* [What this task involves]: Print the material below exactly as it stands, please, from its first line to the line holding "ax.set_axisbelow(True)", with no pictures.
═════ Data provided ═════
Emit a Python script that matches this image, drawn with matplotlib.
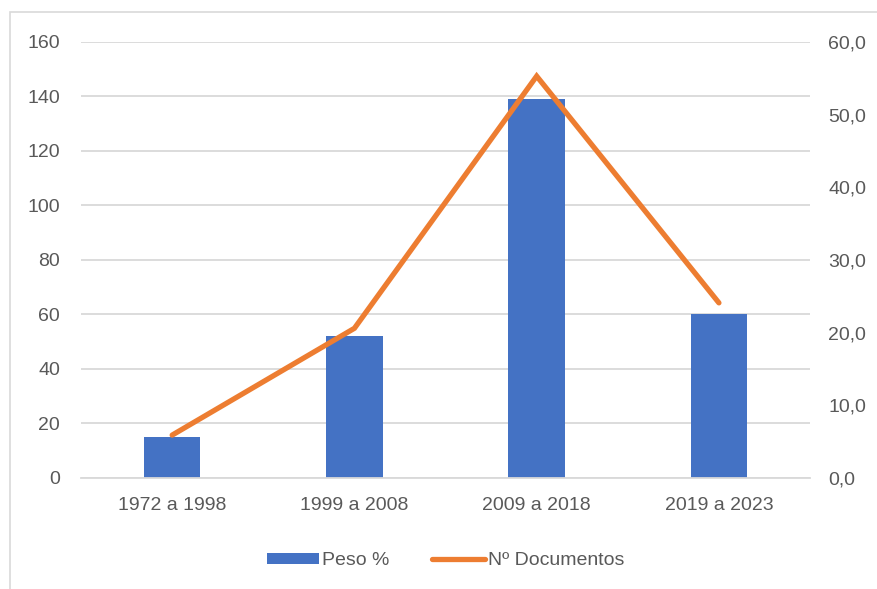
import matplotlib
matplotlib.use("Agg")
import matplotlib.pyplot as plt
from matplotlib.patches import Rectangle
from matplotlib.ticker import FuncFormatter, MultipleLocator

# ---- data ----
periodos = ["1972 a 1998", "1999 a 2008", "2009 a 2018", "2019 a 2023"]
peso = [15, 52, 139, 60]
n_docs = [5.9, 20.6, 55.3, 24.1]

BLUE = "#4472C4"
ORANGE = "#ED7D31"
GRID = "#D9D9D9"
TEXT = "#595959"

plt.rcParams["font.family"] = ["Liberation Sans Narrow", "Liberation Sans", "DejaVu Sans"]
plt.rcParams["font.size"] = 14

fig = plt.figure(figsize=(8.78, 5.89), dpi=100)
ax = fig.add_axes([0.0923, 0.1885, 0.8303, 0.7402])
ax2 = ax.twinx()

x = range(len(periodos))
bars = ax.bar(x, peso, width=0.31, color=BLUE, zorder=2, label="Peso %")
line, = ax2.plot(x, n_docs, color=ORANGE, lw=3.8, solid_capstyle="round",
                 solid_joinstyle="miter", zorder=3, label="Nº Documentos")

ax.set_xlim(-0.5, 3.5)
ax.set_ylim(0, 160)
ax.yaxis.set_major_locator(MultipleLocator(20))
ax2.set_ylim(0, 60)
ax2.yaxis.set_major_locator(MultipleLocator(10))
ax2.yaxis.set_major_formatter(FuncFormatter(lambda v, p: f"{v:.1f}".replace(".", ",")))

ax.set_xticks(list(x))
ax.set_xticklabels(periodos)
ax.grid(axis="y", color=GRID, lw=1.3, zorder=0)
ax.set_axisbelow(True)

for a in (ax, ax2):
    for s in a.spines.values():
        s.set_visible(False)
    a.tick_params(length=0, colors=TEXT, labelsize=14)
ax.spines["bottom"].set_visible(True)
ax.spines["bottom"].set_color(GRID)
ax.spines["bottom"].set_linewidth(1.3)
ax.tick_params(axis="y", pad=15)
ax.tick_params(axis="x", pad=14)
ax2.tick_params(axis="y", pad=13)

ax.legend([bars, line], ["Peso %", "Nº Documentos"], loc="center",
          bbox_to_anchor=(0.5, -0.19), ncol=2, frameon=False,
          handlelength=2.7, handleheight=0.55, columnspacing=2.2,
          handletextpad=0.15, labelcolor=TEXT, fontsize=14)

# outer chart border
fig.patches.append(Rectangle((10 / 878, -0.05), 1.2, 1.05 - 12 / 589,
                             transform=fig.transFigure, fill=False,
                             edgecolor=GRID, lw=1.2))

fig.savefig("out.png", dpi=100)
═════
* [The output]:
Emit a Python script that matches this image, drawn with matplotlib.
import matplotlib
matplotlib.use("Agg")
import matplotlib.pyplot as plt
from matplotlib.patches import Rectangle
from matplotlib.ticker import FuncFormatter, MultipleLocator

# ---- data ----
periodos = ["1972 a 1998", "1999 a 2008", "2009 a 2018", "2019 a 2023"]
peso = [15, 52, 139, 60]
n_docs = [5.9, 20.6, 55.3, 24.1]

BLUE = "#4472C4"
ORANGE = "#ED7D31"
GRID = "#D9D9D9"
TEXT = "#595959"

plt.rcParams["font.family"] = ["Liberation Sans Narrow", "Liberation Sans", "DejaVu Sans"]
plt.rcParams["font.size"] = 14

fig = plt.figure(figsize=(8.78, 5.89), dpi=100)
ax = fig.add_axes([0.0923, 0.1885, 0.8303, 0.7402])
ax2 = ax.twinx()

x = range(len(periodos))
bars = ax.bar(x, peso, width=0.31, color=BLUE, zorder=2, label="Peso %")
line, = ax2.plot(x, n_docs, color=ORANGE, lw=3.8, solid_capstyle="round",
                 solid_joinstyle="miter", zorder=3, label="Nº Documentos")

ax.set_xlim(-0.5, 3.5)
ax.set_ylim(0, 160)
ax.yaxis.set_major_locator(MultipleLocator(20))
ax2.set_ylim(0, 60)
ax2.yaxis.set_major_locator(MultipleLocator(10))
ax2.yaxis.set_major_formatter(FuncFormatter(lambda v, p: f"{v:.1f}".replace(".", ",")))

ax.set_xticks(list(x))
ax.set_xticklabels(periodos)
ax.grid(axis="y", color=GRID, lw=1.3, zorder=0)
ax.set_axisbelow(True)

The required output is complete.